Broadway in Chicago, the local company that’s putting on Xanadu, said in a written statement that “We currently have an outside vendor who purchases our billboard space throughout the Chicagoland area, and the producers of the show requested that general area.” The “general area” is nicknamed Boystown because of its gay population, gay bars, gay clubs, etc., and gay men are the perfect audience for campy musicals about disco, roller skating, and cute boys roller skating to disco, right?

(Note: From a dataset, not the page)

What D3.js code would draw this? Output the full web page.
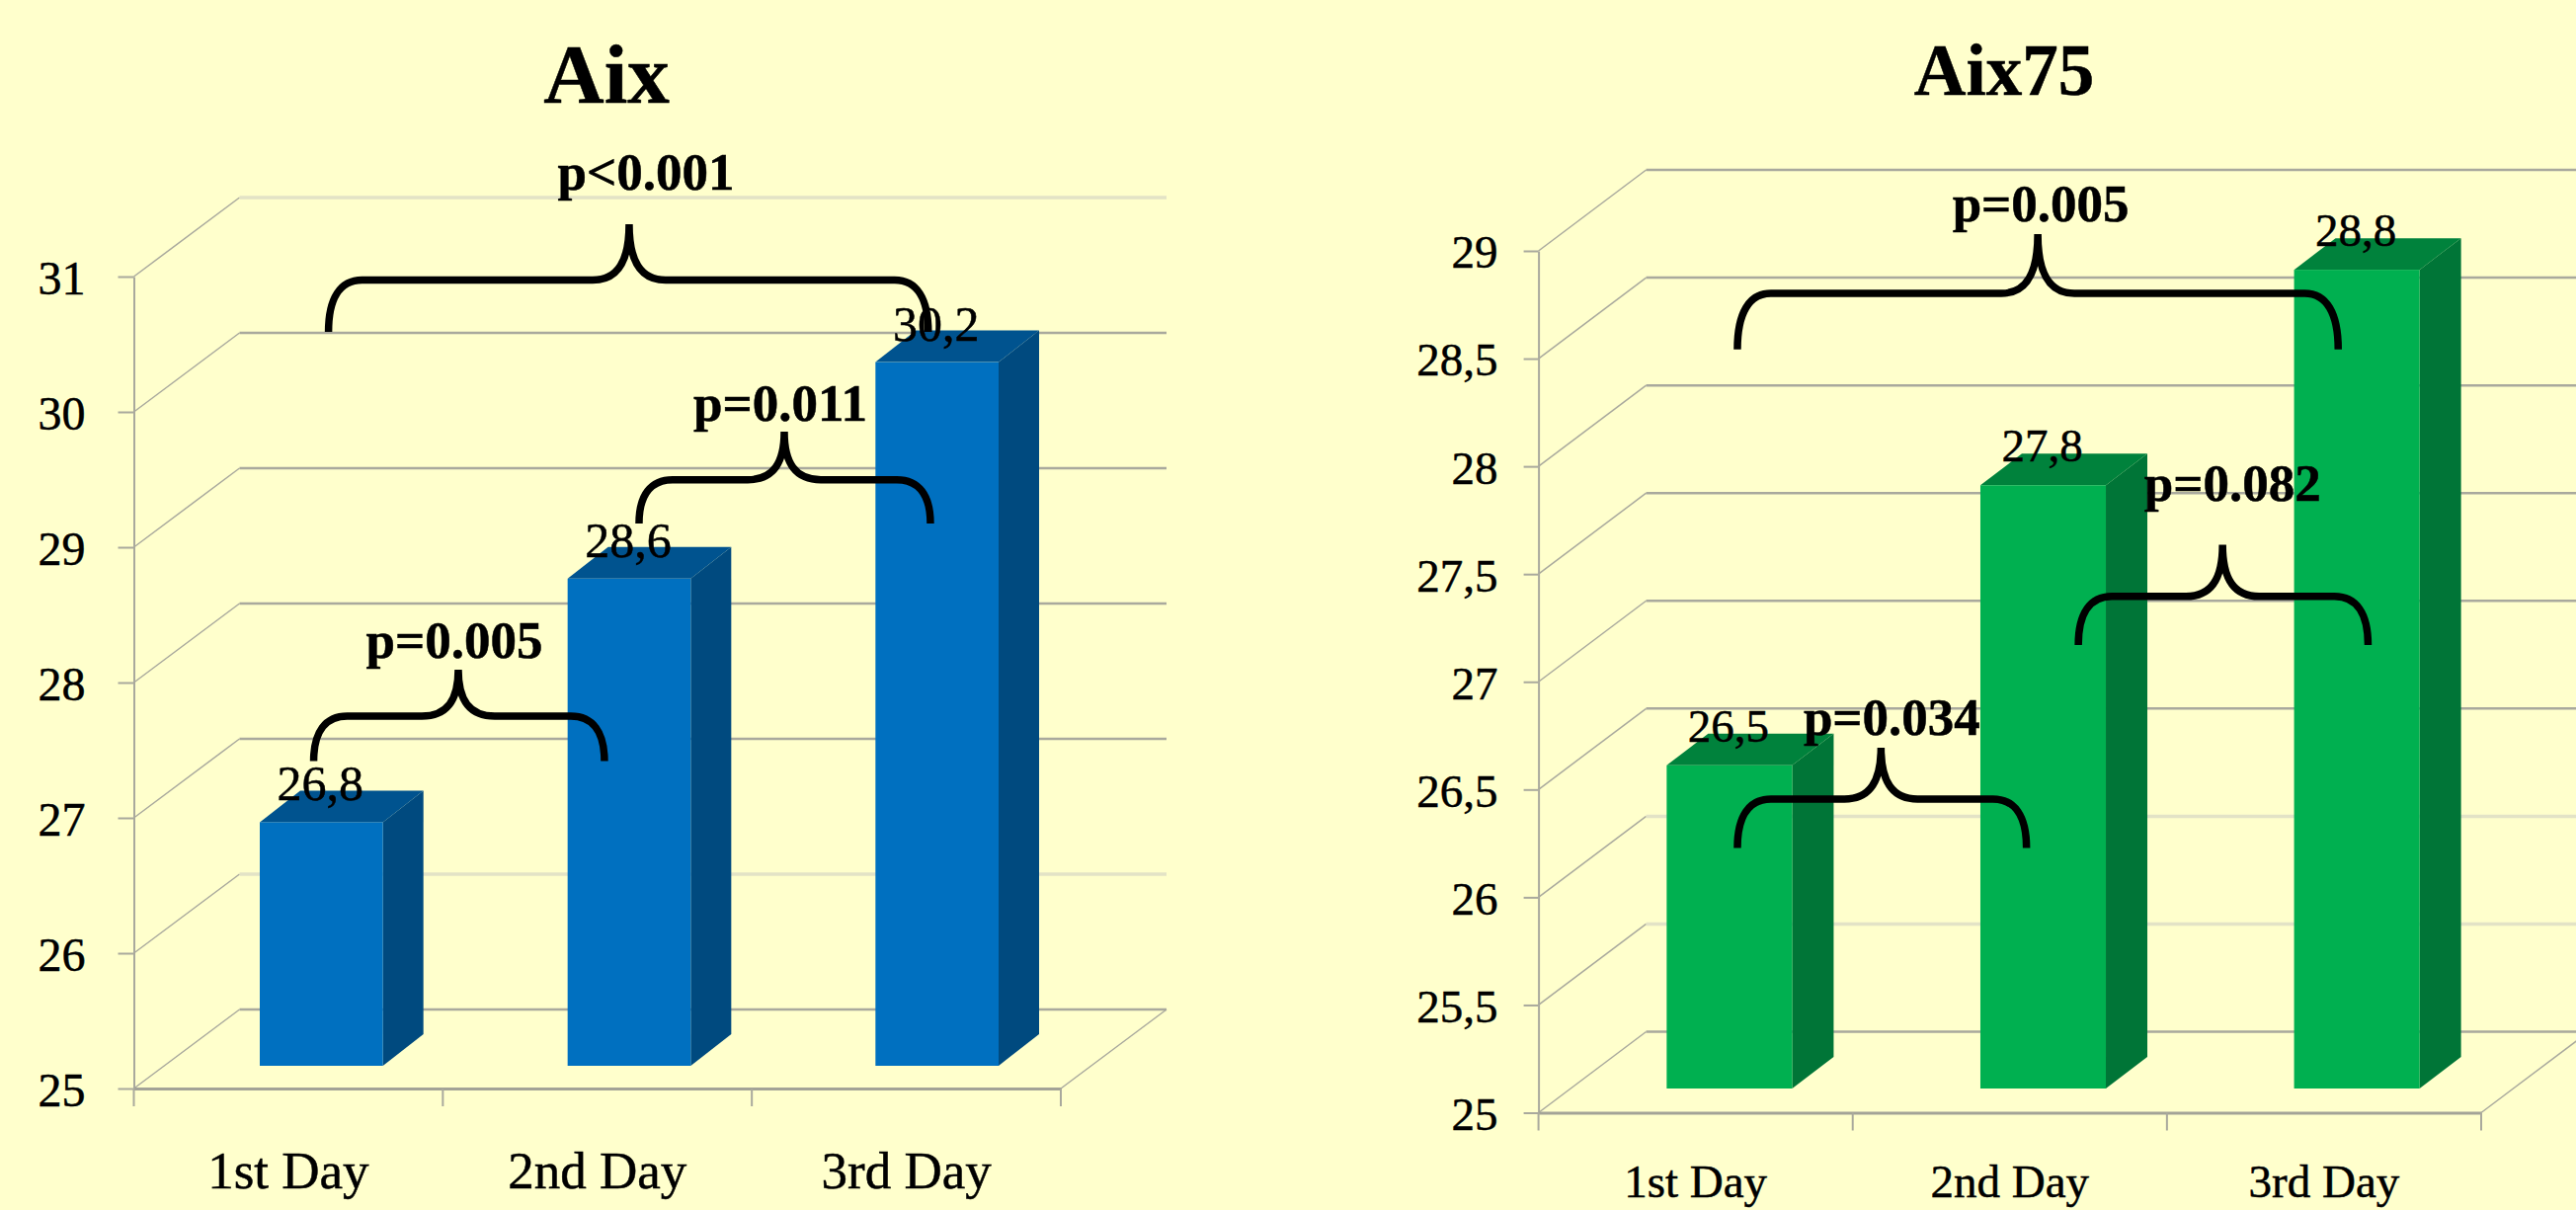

Maybe, but the fact that there’s a meth problem in Boystown makes the ad insensitive to that demographic as well, not just kids who might be staring out the window during math class and wondering, “How do you 'take ecstasy'? Is that like when I eat one of my grandma’s oatmeal raisin cookies and she says I’m ‘swallowing happiness’? Or is it like when I heard Uncle Gary telling Uncle Ted that he loves swallowing Uncle Ted's happiness?"